By: CECÍLIA PIRES
PROPERTY PRICES in the Algarve are beginning to slow down and it is taking longer to sell properties but the region’s homes are still among the most expensive in the country.
A survey by Confidencial Imobiliário, a newsletter that focuses on real estate sector trends, also says that the negative forecast for the UK economy and the weakening of the British pound in recent weeks are resulting in British investors’ reluctance to invest in the region.
This, says the newsletter, may have a real effect on the Algarve market as the British are the most significant investors in the region’s real estate.
However, some key locations continue to have some of the highest prices per square metre in Portugal.
Areas such as Vale de Lobo and Quinta do Lago, the survey says, have a square metre cost of up to 4,300 euros, double of the price of the most luxurious spots in Lisbon or Porto.
Even these hotspots have registered a drop in prices, as a sq metre for a luxury apartment reached 5,000 euros in 2007 according to the Portugal-The Luxury Residential Tourism Market 2008, a report released by IRG, International Realty Group, an affiliate of Christie’s, and by Prime Yield Chartered Surveyors.
The price per sq metre for villas last year was around 3,000 euros in the most exclusive areas, the study said.
Figures from the real estate professionals association, Associação dos Profissionais e Empresas de Mediação Imobiliária de Portugal (APEMIP), estimate that there are 450,000 properties for sale in Portugal at present.
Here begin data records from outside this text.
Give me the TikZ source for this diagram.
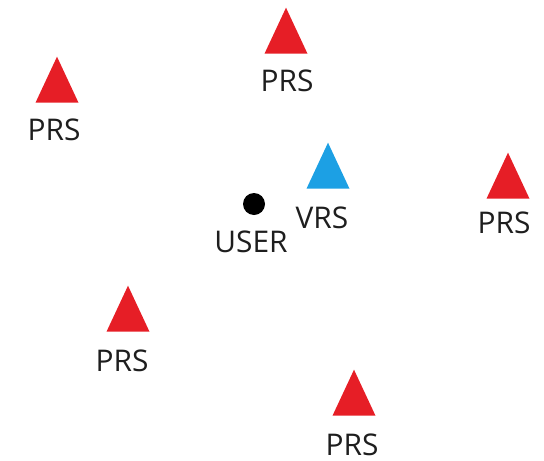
\documentclass[tikz,border=0pt]{standalone}
\usepackage{fontspec}
\setmainfont{Open Sans}
\usetikzlibrary{shapes.geometric}

\definecolor{prsred}{RGB}{230,30,38}
\definecolor{vrsblue}{RGB}{28,160,228}
\definecolor{labelgray}{RGB}{30,30,30}

\begin{document}
\begin{tikzpicture}[x=0.02cm, y=-0.02cm,
        station/.style={isosceles triangle, isosceles triangle stretches,
            shape border rotate=90, minimum width=43*0.02cm,
            minimum height=46*0.02cm, inner sep=0pt, draw=none},
        lbl/.style={text=labelgray, font=\fontsize{17}{20}\selectfont, inner sep=0pt}]
        \useasboundingbox (0, 0) rectangle (544, 460);

        % physical reference stations
        \node[station, fill=prsred] (prs1) at (286, 40) {};
        \node[station, fill=prsred] (prs2) at (57, 89) {};
        \node[station, fill=prsred] (prs3) at (508, 185) {};
        \node[station, fill=prsred] (prs4) at (128, 318) {};
        \node[station, fill=prsred] (prs5) at (354, 402) {};

        % virtual station and the user
        \node[station, fill=vrsblue] (vrs) at (328, 175) {};
        \node[circle, fill=black, inner sep=0pt, minimum size=22*0.02cm] (user) at (254, 204) {};

        \node[lbl] (prs1l) at (287, 81) {PRS};
        \node[lbl] (prs2l) at (54, 130) {PRS};
        \node[lbl] (prs3l) at (504, 223) {PRS};
        \node[lbl] (prs4l) at (122, 361) {PRS};
        \node[lbl] (prs5l) at (352, 445) {PRS};
        \node[lbl] (vrsl) at (322, 218) {VRS};
        \node[lbl] (userl) at (251, 242) {USER};
    \end{tikzpicture}
\end{document}
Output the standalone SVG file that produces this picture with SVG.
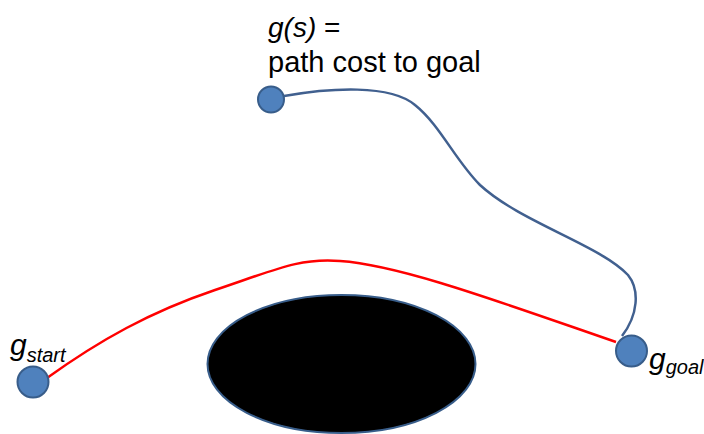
<svg xmlns="http://www.w3.org/2000/svg" width="704" height="434" viewBox="0 0 704 434">
<style>
.node{fill:#4F81BD;stroke:#385D8A;stroke-width:2}
.lbl{font-family:"Liberation Sans",Arial,sans-serif;fill:#000}
.it{font-style:italic}
</style>
<rect width="704" height="434" fill="#fff"/>
<g id="obstacle">
<ellipse cx="341.5" cy="364" rx="134" ry="69" fill="#000" stroke="#385D8A" stroke-width="2"/>
</g>
<g id="connectors" fill="none">
<path d="M284,96 C330,88 390,84 415,105 C440,125 455,160 480,185 C520,222 600,245 628,275 C640,290 638,315 622,336" stroke="#41608F" stroke-width="2.5"/>
<path d="M47,378 C100,340 150,312 215,290 S300,258 340,261 C400,265 500,302 616,342" stroke="#FF0000" stroke-width="2.5"/>
</g>
<g id="s">
<circle class="node" cx="271" cy="99.5" r="13"/>
<text class="lbl" font-size="28" x="268" y="37"><tspan class="it">g(s)</tspan> =</text>
<text class="lbl" font-size="29" x="268" y="72">path cost to goal</text>
</g>
<g id="start">
<circle class="node" cx="33" cy="382" r="15.5"/>
<text class="lbl it" font-size="30" x="10" y="355">g<tspan font-size="20" dy="7">start</tspan></text>
</g>
<g id="goal">
<circle class="node" cx="631.5" cy="351" r="15.5"/>
<text class="lbl it" font-size="30" x="649" y="369">g<tspan font-size="20" dy="5">goal</tspan></text>
</g>
</svg>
Confidencial Imobiliário survey says that more than half of these, around 292,000 houses, are in the Algarve, Lisbon and Porto. And of these, it says, more than 250,000 are on the market “at above their real price”.
Properties are also taking more time to be sold. In 2007 it would take between six and seven months. At the moment the average time it takes to sell a house is between nine and 10 months.
It is estimated that the average annual appreciation rate in the real estate sector is presently at 2.5 per cent for used houses and three per cent for a new build.